Exercise goal:
Set down, exactly as written, the lines from the top of the data to the line that holds "75], [535, 61]];", and omit the pictures.

Given data:
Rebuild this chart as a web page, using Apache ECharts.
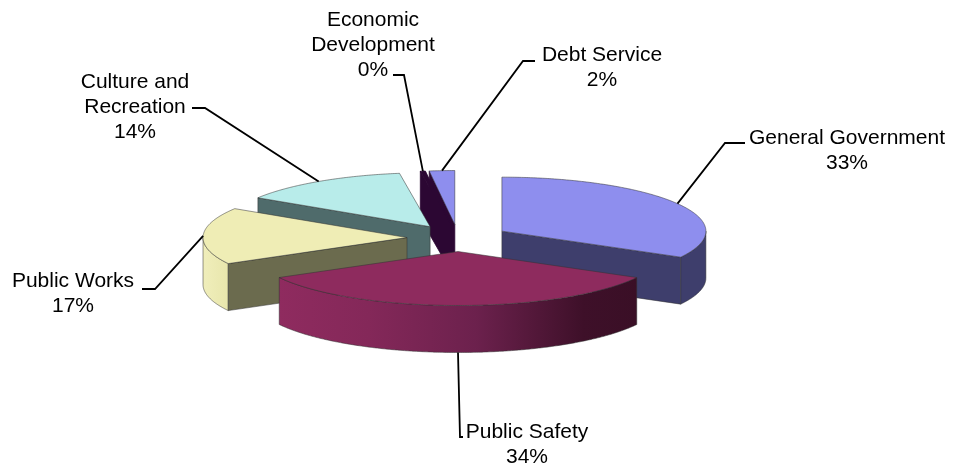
<!DOCTYPE html>
<html>
<head>
<meta charset="utf-8">
<style>html,body{margin:0;padding:0;background:#fff}#c{width:954px;height:464px}</style>
<script src="https://cdn.jsdelivr.net/npm/echarts@6/dist/echarts.min.js"></script>
</head>
<body>
<div id="c"></div>
<script>
// --- data ---
const categories = ['General Government', 'Public Safety', 'Public Works', 'Culture and\nRecreation', 'Economic\nDevelopment', 'Debt Service'];
const shares = [33, 34, 17, 13.6, 0.4, 2];

// --- styles ---
const topColors = ['#8e8eee', '#8e2b5e', '#efedb5', '#b8ecea', '#2c0733', '#8e8eee'];
const radialWallColors = ['#3e3e6c', '#3e0f28', '#6b6b4e', '#4f6b6b', '#2c0733', '#2c0733'];
const outerWallStops = [
  [[0, '#3e3e6c'], [1, '#3e3e6c']],
  [[0, '#8f2b5f'], [0.25, '#842859'], [0.55, '#6c214d'], [0.85, '#3e1029'], [1, '#3a0f26']],
  [[0, '#f0eebb'], [1, '#e8e6ac']],
  [[0, '#4f6b6b'], [1, '#4f6b6b']],
  [[0, '#2c0733'], [1, '#2c0733']],
  [[0, '#3e3e6c'], [1, '#3e3e6c']]
];

// --- layout of the pie ---
const cx0 = 458, cy0 = 238, rx = 204, ry = 54, depth = 47, explode = 51;
// label centre [x, first line y], leader elbow [x, y], and end of leader at label [x, y]
const labelPos = [[847, 136], [527, 430], [73, 279], [135, 80], [373, 18], [602, 53]];
const leaderElbow = [[725, 143], [460, 437], [155, 289], [205, 108], [404, 75], [523, 61]];
const leaderEnd = [[745, 143], [463, 437], [142, 289], [192, 108], [393, 75], [535, 61]];

const total = shares.reduce((a, b) => a + b, 0);
const toRad = d => d * Math.PI / 180;
let acc = 0;
const slices = shares.map(v => {
  const a0 = acc / total * 360;
  acc += v;
  const a1 = acc / total * 360;
  const mid = (a0 + a1) / 2;
  return {
    a0, a1, mid,
    cx: cx0 + explode * Math.sin(toRad(mid)),
    cy: cy0 - explode * (ry / rx) * Math.cos(toRad(mid))
  };
});
const order = slices.map((s, i) => [Math.cos(toRad(s.mid)), i]).sort((a, b) => b[0] - a[0]).map(d => d[1]);
const rim = (s, a, dy) => [s.cx + rx * Math.sin(toRad(a)), s.cy - ry * Math.cos(toRad(a)) + (dy || 0)];
const arc = (s, a0, a1, dy) => {
  const pts = [], n = Math.max(2, Math.ceil((a1 - a0) * 2));
  for (let k = 0; k <= n; k++) pts.push(rim(s, a0 + (a1 - a0) * k / n, dy));
  return pts;
};
const EDGE = 'rgba(50,50,50,0.65)';

function renderItem(params, api) {
  const i = params.dataIndex, s = slices[i], base = order.indexOf(i) * 10;
  const kids = [];
  const poly = (points, fill, z, stroke) => kids.push({
    type: 'polygon', shape: { points }, z2: base + z,
    style: { fill, stroke: stroke || EDGE, lineWidth: 0.8, lineJoin: 'round' }
  });
  // outer wall: only the part of the rim that faces the viewer
  const w0 = Math.max(s.a0, 90), w1 = Math.min(s.a1, 270);
  if (w1 > w0) {
    const pts = arc(s, w0, w1, 0).concat(arc(s, w0, w1, depth).reverse());
    poly(pts, new echarts.graphic.LinearGradient(0, 0, 1, 0,
      outerWallStops[i].map(d => ({ offset: d[0], color: d[1] }))), 1);
  }
  // radial walls
  const dark = radialWallColors[i] === topColors[4];
  const radial = a => {
    const p = rim(s, a, 0), q = rim(s, a, depth);
    poly([[s.cx, s.cy], p, q, [s.cx, s.cy + depth]], radialWallColors[i], 2, dark ? radialWallColors[i] : null);
  };
  if (Math.sin(toRad(s.a0)) < 0) radial(s.a0);
  if (Math.sin(toRad(s.a1)) > 1e-6) radial(s.a1);
  // top face
  poly([[s.cx, s.cy]].concat(arc(s, s.a0, s.a1, 0)), topColors[i], 3, i === 4 ? topColors[4] : null);
  // leader line and label
  const front = Math.cos(toRad(s.mid)) < -0.5;
  const anchor = rim(s, s.mid, front ? depth : 0);
  kids.push({
    type: 'polyline', z2: 500,
    shape: { points: [anchor, leaderElbow[i], leaderEnd[i]] },
    style: { fill: 'none', stroke: '#000', lineWidth: 1.8 }
  });
  kids.push({
    type: 'text', z2: 501, x: labelPos[i][0], y: labelPos[i][1] - 10,
    style: {
      text: categories[i] + '\n' + Math.round(api.value(0)) + '%',
      fill: '#000', font: '21px "Liberation Sans", Arial, sans-serif',
      align: 'center', verticalAlign: 'top', lineHeight: 25
    }
  });
  return { type: 'group', children: kids };
}

const chart = echarts.init(document.getElementById('c'), null, { renderer: 'canvas' });
chart.setOption({
  animation: false,
  backgroundColor: '#fff',
  series: [{
    type: 'custom',
    coordinateSystem: 'none',
    renderItem,
    data: shares.map((v, i) => ({ name: categories[i], value: [v] }))
  }]
});
</script>
</body>
</html>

Written response:
Rebuild this chart as a web page, using Apache ECharts.
<!DOCTYPE html>
<html>
<head>
<meta charset="utf-8">
<style>html,body{margin:0;padding:0;background:#fff}#c{width:954px;height:464px}</style>
<script src="https://cdn.jsdelivr.net/npm/echarts@6/dist/echarts.min.js"></script>
</head>
<body>
<div id="c"></div>
<script>
// --- data ---
const categories = ['General Government', 'Public Safety', 'Public Works', 'Culture and\nRecreation', 'Economic\nDevelopment', 'Debt Service'];
const shares = [33, 34, 17, 13.6, 0.4, 2];

// --- styles ---
const topColors = ['#8e8eee', '#8e2b5e', '#efedb5', '#b8ecea', '#2c0733', '#8e8eee'];
const radialWallColors = ['#3e3e6c', '#3e0f28', '#6b6b4e', '#4f6b6b', '#2c0733', '#2c0733'];
const outerWallStops = [
  [[0, '#3e3e6c'], [1, '#3e3e6c']],
  [[0, '#8f2b5f'], [0.25, '#842859'], [0.55, '#6c214d'], [0.85, '#3e1029'], [1, '#3a0f26']],
  [[0, '#f0eebb'], [1, '#e8e6ac']],
  [[0, '#4f6b6b'], [1, '#4f6b6b']],
  [[0, '#2c0733'], [1, '#2c0733']],
  [[0, '#3e3e6c'], [1, '#3e3e6c']]
];

// --- layout of the pie ---
const cx0 = 458, cy0 = 238, rx = 204, ry = 54, depth = 47, explode = 51;
// label centre [x, first line y], leader elbow [x, y], and end of leader at label [x, y]
const labelPos = [[847, 136], [527, 430], [73, 279], [135, 80], [373, 18], [602, 53]];
const leaderElbow = [[725, 143], [460, 437], [155, 289], [205, 108], [404, 75], [523, 61]];
const leaderEnd = [[745, 143], [463, 437], [142, 289], [192, 108], [393, 75], [535, 61]];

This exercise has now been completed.